SMA gives equal weight to all values in the window. EMA gives exponentially more weight to recent values using a decay factor α = 2/(n+1). WMA assigns linearly increasing weights (1, 2, 3, ..., n). EMA reacts fastest to changes, SMA is smoothest, WMA is in between.
Larger windows produce smoother curves but lag more behind the data. Common choices: 5-day and 20-day for stock trading, 7-day for weekly patterns, 12-month for annual seasonality. Use MAE/RMSE to compare different window sizes for forecasting accuracy.
A golden cross occurs when the short-term MA (e.g., 50-day) crosses above the long-term MA (e.g., 200-day), signaling a potential uptrend. A death cross is the opposite - short-term crosses below long-term, signaling a potential downtrend.

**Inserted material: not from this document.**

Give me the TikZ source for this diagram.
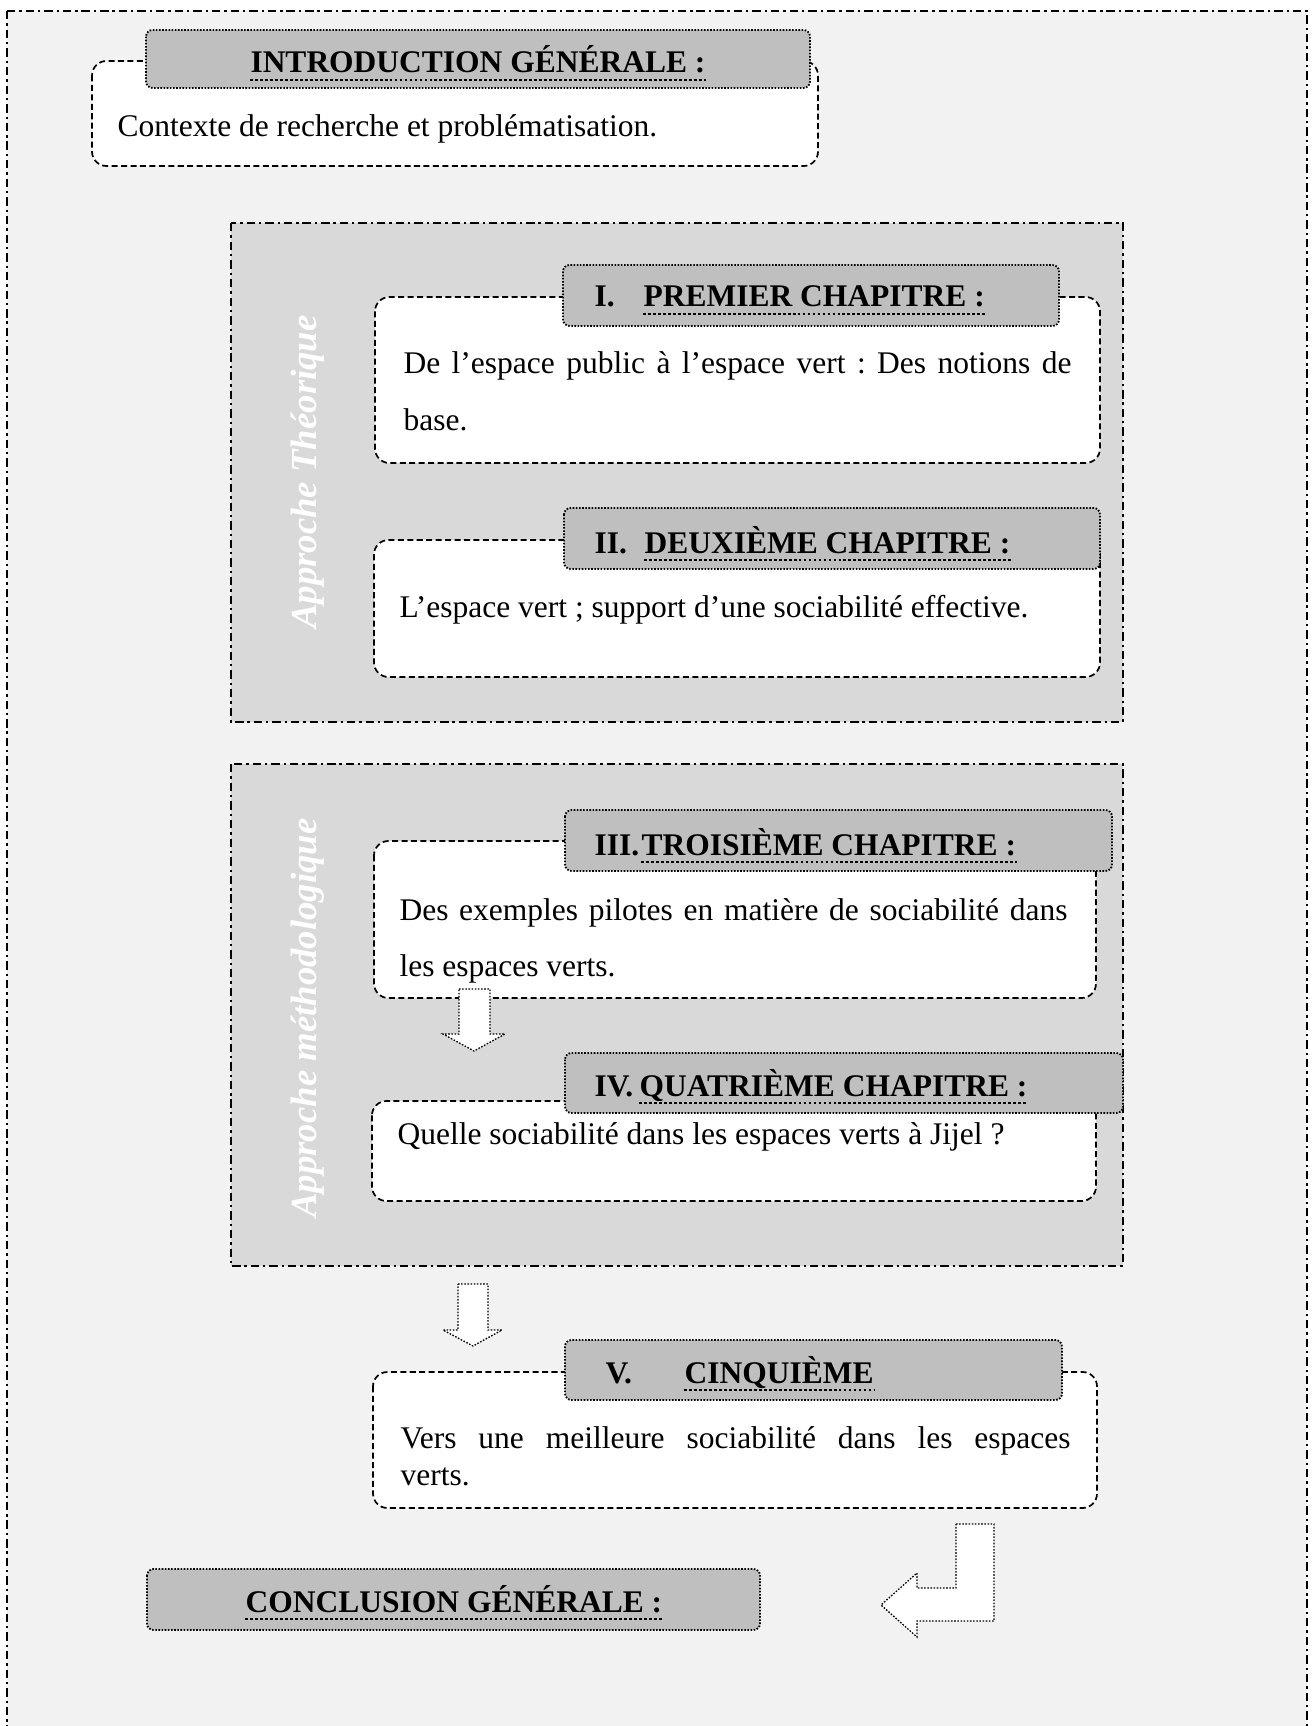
\documentclass[tikz,border=0pt]{standalone}
\usepackage{fontspec}
\setmainfont{Liberation Serif}
\usepackage{tikz}
\frenchspacing

\definecolor{pagegray}{HTML}{F2F2F2}
\definecolor{partgray}{HTML}{D9D9D9}
\definecolor{headgray}{HTML}{BFBFBF}

\tikzset{
  pageframe/.style={fill=pagegray, line width=0.9pt, dash pattern=on 3.2pt off 1.5pt on 0.9pt off 1.5pt},
  partframe/.style={fill=partgray, line width=0.9pt, dash pattern=on 3.2pt off 1.5pt on 0.9pt off 1.5pt},
  chapbox/.style={fill=white, line width=0.65pt, dash pattern=on 2.3pt off 1.3pt, rounded corners=5.5pt},
  headbox/.style={fill=headgray, line width=0.7pt, dash pattern=on 0.6pt off 0.6pt, rounded corners=2.5pt},
  headtext/.style={inner sep=0pt, font=\fontsize{12}{14}\selectfont\bfseries},
  bodytext/.style={inner sep=0pt, font=\fontsize{12}{21.7}\selectfont},
  parttext/.style={rotate=90, text=white, inner sep=0pt, font=\fontsize{14}{16}\selectfont\bfseries\itshape},
  blockarrow/.style={fill=white, line width=0.5pt, dash pattern=on 0.6pt off 0.6pt},
  titleline/.style={line width=0.6pt, dash pattern=on 1.1pt off 0.8pt}
}

% dotted underline below a title node
\newcommand{\ulnode}[1]{\draw[titleline] ([yshift=-2.6pt]#1.base west) -- ([yshift=-2.6pt]#1.base east);}

\begin{document}
\begin{tikzpicture}[x=0.381pt, y=-0.381pt]
        \useasboundingbox (0,0) rectangle (1313,1726);

        % Page frame
        \draw[pageframe] (7,11) rectangle (1307,1790);

        % Introduction
        \draw[chapbox] (92,61) rectangle (818,166);
        \draw[headbox] (146,30) rectangle (810,88);
        \node[headtext, anchor=base] (intro) at (478,73) {INTRODUCTION GÉNÉRALE :};
        \ulnode{intro}
        \node[bodytext, anchor=base west] (introtxt) at (117,137) {Contexte de recherche et problématisation.};

        % Approche theorique
        \draw[partframe] (231,223) rectangle (1123,722);
        \node[parttext] (theo) at (308,472) {Approche Théorique};

        % Chapitre I
        \draw[chapbox] (375,297) rectangle (1100,463);
        \draw[headbox] (563,265) rectangle (1059,326);
        \node[headtext, anchor=base west] (num1) at (594,307) {I.};
        \node[headtext, anchor=base west] (chap1) at (643,307) {PREMIER CHAPITRE :};
        \ulnode{chap1}
        \node[bodytext, text width=254.5pt, align=justify, anchor=base west] (txt1) at (403,374)
            {De l’espace public à l’espace vert : Des notions de\linebreak base.};

        % Chapitre II
        \draw[chapbox] (374,540) rectangle (1100,677);
        \draw[headbox] (564,508) rectangle (1100,569);
        \node[headtext, anchor=base west] (num2) at (594,553) {II.};
        \node[headtext, anchor=base west] (chap2) at (644,553) {DEUXIÈME CHAPITRE :};
        \ulnode{chap2}
        \node[bodytext, anchor=base west] (txt2) at (399,617) {L’espace vert ; support d’une sociabilité effective.};

        % Approche methodologique
        \draw[partframe] (231,764) rectangle (1123,1266);
        \node[parttext] (meth) at (308,1018) {Approche méthodologique};

        % Chapitre III
        \draw[chapbox] (374,841) rectangle (1096,998);
        \draw[headbox] (565,810) rectangle (1112,871);
        \node[headtext, anchor=base west] (num3) at (594,855) {III.};
        \node[headtext, anchor=base west] (chap3) at (641,855) {TROISIÈME CHAPITRE :};
        \ulnode{chap3}
        \node[bodytext, text width=254.5pt, align=justify, anchor=base west] (txt3) at (399,920)
            {Des exemples pilotes en matière de sociabilité dans\linebreak les espaces verts.};

        % Arrow III -> IV
        \draw[blockarrow] (459,989) -- (490,989) -- (490,1034) -- (505,1034) -- (474,1051) -- (443,1034) -- (459,1034) -- cycle;

        % Chapitre IV
        \draw[chapbox] (372,1101) rectangle (1096,1201);
        \draw[headbox] (565,1053) rectangle (1123,1113);
        \node[headtext, anchor=base west] (num4) at (594,1096) {IV.};
        \node[headtext, anchor=base west] (chap4) at (639,1096) {QUATRIÈME CHAPITRE :};
        \ulnode{chap4}
        \node[bodytext, anchor=base west] (txt4) at (397,1144) {Quelle sociabilité dans les espaces verts à Jijel ?};

        % Arrow -> V
        \draw[blockarrow] (458,1284) -- (488,1284) -- (488,1330) -- (502,1330) -- (473,1346) -- (443,1330) -- (458,1330) -- cycle;

        % Chapitre V
        \draw[chapbox] (373,1372) rectangle (1097,1508);
        \draw[headbox] (565,1340) rectangle (1062,1400);
        \node[headtext, anchor=base west] (num5) at (605,1383) {V.};
        \node[headtext, anchor=base west] (chap5) at (684,1383) {CINQUIÈME};
        \ulnode{chap5}
        \node[bodytext, font=\fontsize{12}{14.1}\selectfont, text width=255.3pt, align=justify, anchor=base west] (txt5) at (400,1448)
            {Vers une meilleure sociabilité dans les espaces\linebreak verts.};

        % Arrow -> conclusion
        \draw[blockarrow] (956,1524) -- (994,1524) -- (994,1621) -- (917,1621) -- (917,1637) -- (881,1605) -- (917,1573) -- (917,1588) -- (956,1588) -- cycle;

        % Conclusion
        \draw[headbox] (147,1569) rectangle (760,1630);
        \node[headtext, anchor=base] (concl) at (454,1612) {CONCLUSION GÉNÉRALE :};
        \ulnode{concl}
    \end{tikzpicture}
\end{document}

Moving averages are lagging indicators - they smooth past data and reveal trends, but they don't predict future values. For forecasting, use the last MA value as a simple forecast, or combine with other methods like exponential smoothing (Holt-Winters) or ARIMA.
EMA assigns exponentially decaying weights - the most recent value gets weight α = 2/(n+1), the next gets α(1-α), then α(1-α)², etc. This means recent data points have much more influence than older ones, making EMA more responsive to changes compared to SMA where all points are equally weighted.